Missing the bull’s eye
By Prof K Nageshwar | THE HANS INDIA |
Sep 09,2017 , 01:59 AM IST
Is the new Union Sports Minister going the way his predecessors have? This question may raise eyebrows in one section but to those into active sports, it appears to be a logic-driven doubt. A tragedy of Indian sports administrators is that there has never been a Sports Minister, who could understand the nuances inside out.
Almost everyone, who occupied the exalted post, has come a cropper, at some stage of the tenure. The common refrain has been that politicisation of sports is destroying the nation’s prospects and the only solution is in bringing in a person who has been there and done that.
Quite apparently, this theory has boomeranged if one goes by the latest gaffe coming from the Ministry. There was tremendous excitement when Rajyavardhan Singh Rathore was pitch-forked on to the hot seat, effectively ending the tenure of Vijay Goel, who cut a sorry figure when going with the Indian contingent and made a fool of himself by gate-crashing into areas that were barred for officials in Rio. It was ditto with the likes of Ajay Makana and MS Gill.

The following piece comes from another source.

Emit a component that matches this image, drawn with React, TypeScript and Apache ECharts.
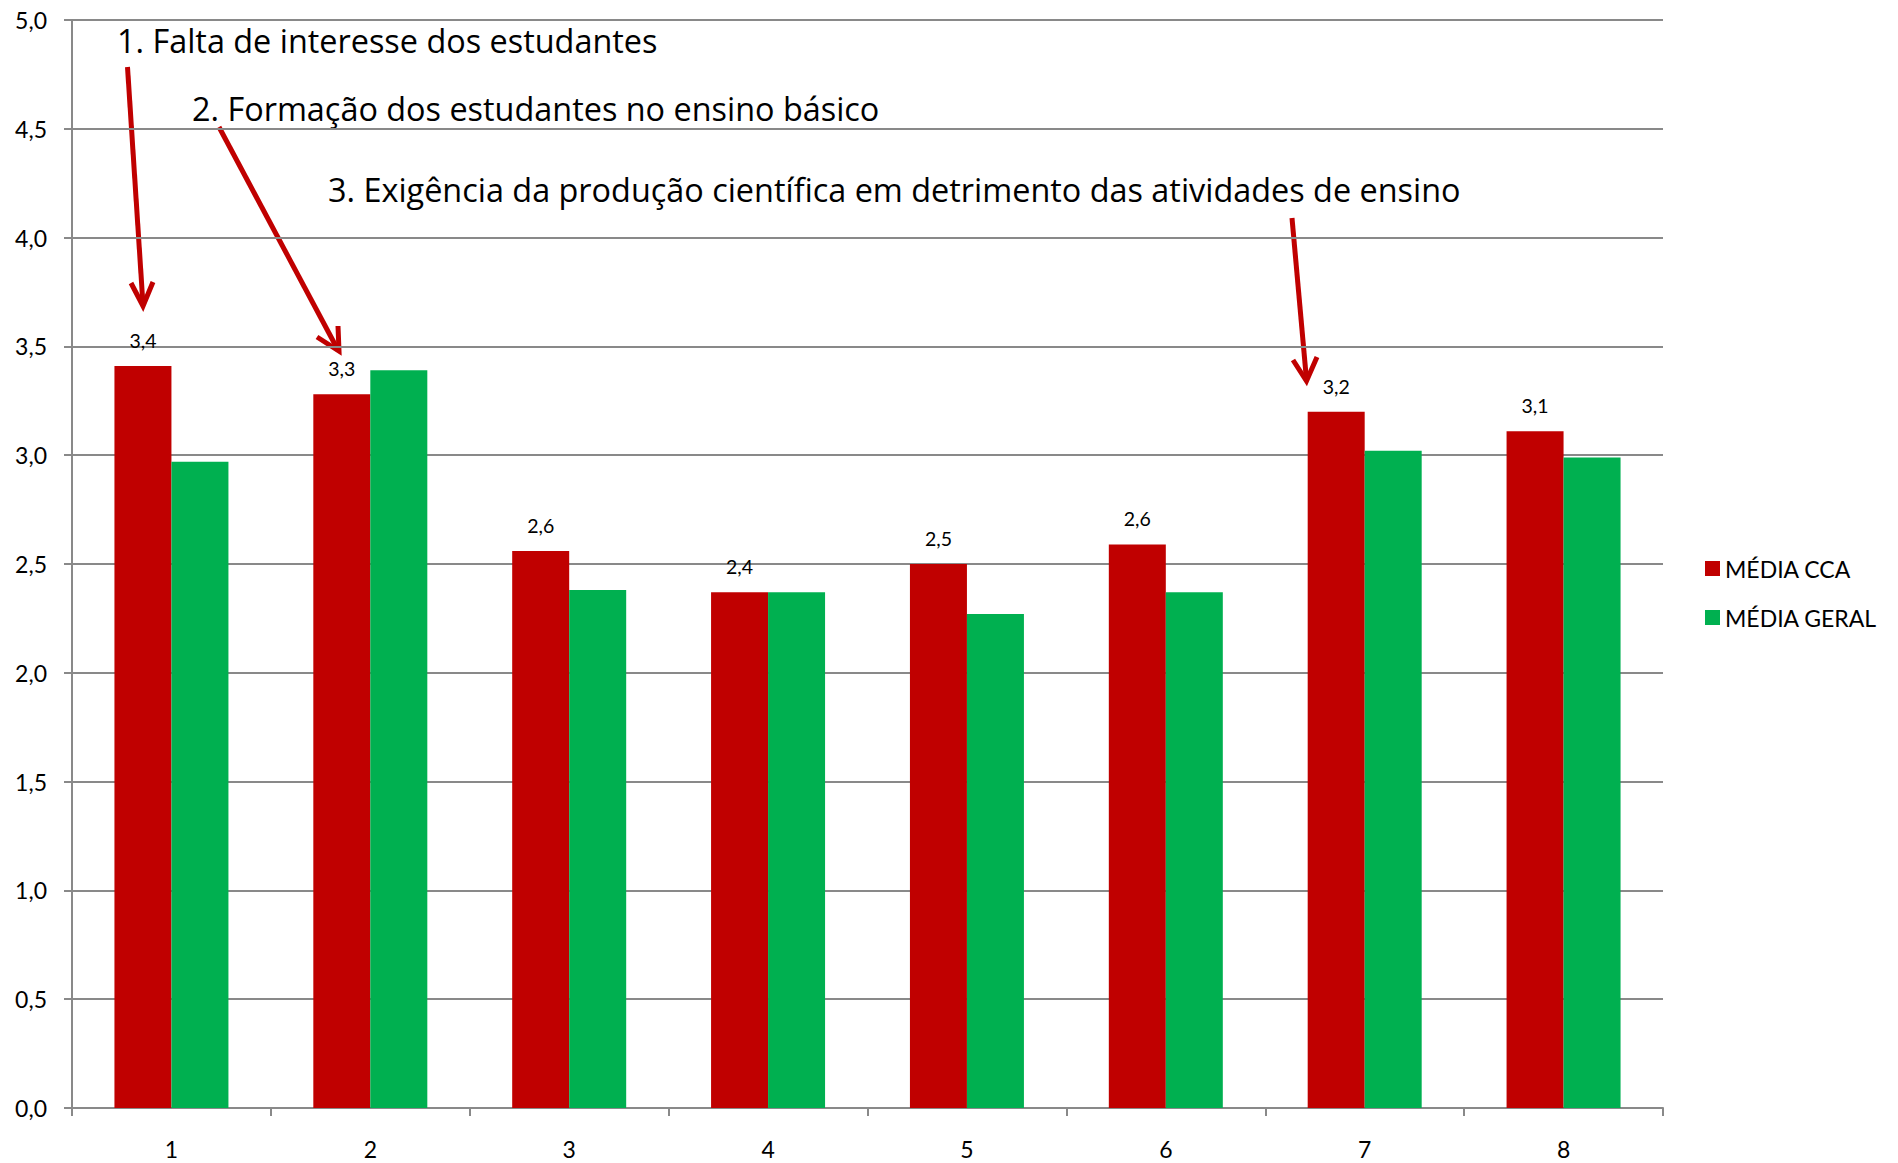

A shooter par excellence, Rathore perhaps has been, but he cannot hit the bull’s eye outside the shooting range is what comes across clear if one goes by his tweets on Friday. Making a surprise visit to the stadium where the ensuing FIFA Under-17 World Cup is to be hosted is one thing and appointing coaches of the national sport quite another.
In a way, he has exposed his ignorance at the developments that have taken place since the time Roelant Oltmans was sacked unceremoniously for ‘non-performance.’ Hockey India (HI) taking cue from Board of Control for Cricket in India (BCCI) had advertised for the post of men team coach.
In his over-enthusiastic zeal and quite uncalled-for haste, Rathore announced that the incumbent women team coach Waltherus Marijne would assume charge as the men coach while Harendra Singh would replace Marijne! It is insanely ridiculous as neither has coached senior men in their lifetime.
The bolt from the blue ‘defies logic’. Legends have termed them right. Ajit Pal Singh contends that the elevation ‘was a senseless decision’; Dhanraj Pillay feels it was a ‘backward step’ while Zafar Iqbal opines that the drama could have been averted.
It is pitiable that at a time when Indian men are not displaying anything extraordinary, Oltmans has been made a scapegoat. It is understandable to make the coach accountable but there should be a limit to the excesses as it ultimately boils down to the players who have to perform on the field.
Take the tragic case of Anil Kumble, who was shown the door not because of his failures but because he was out of the good books of the think-tank and the captain.
It is not that the new appointees do not have any credible standing. They do but expecting Marijn to improve upon Oltmans’ techniques is too ambitious an expectation. After all, he is no Kabir Khan from Chak De! India to be bang on!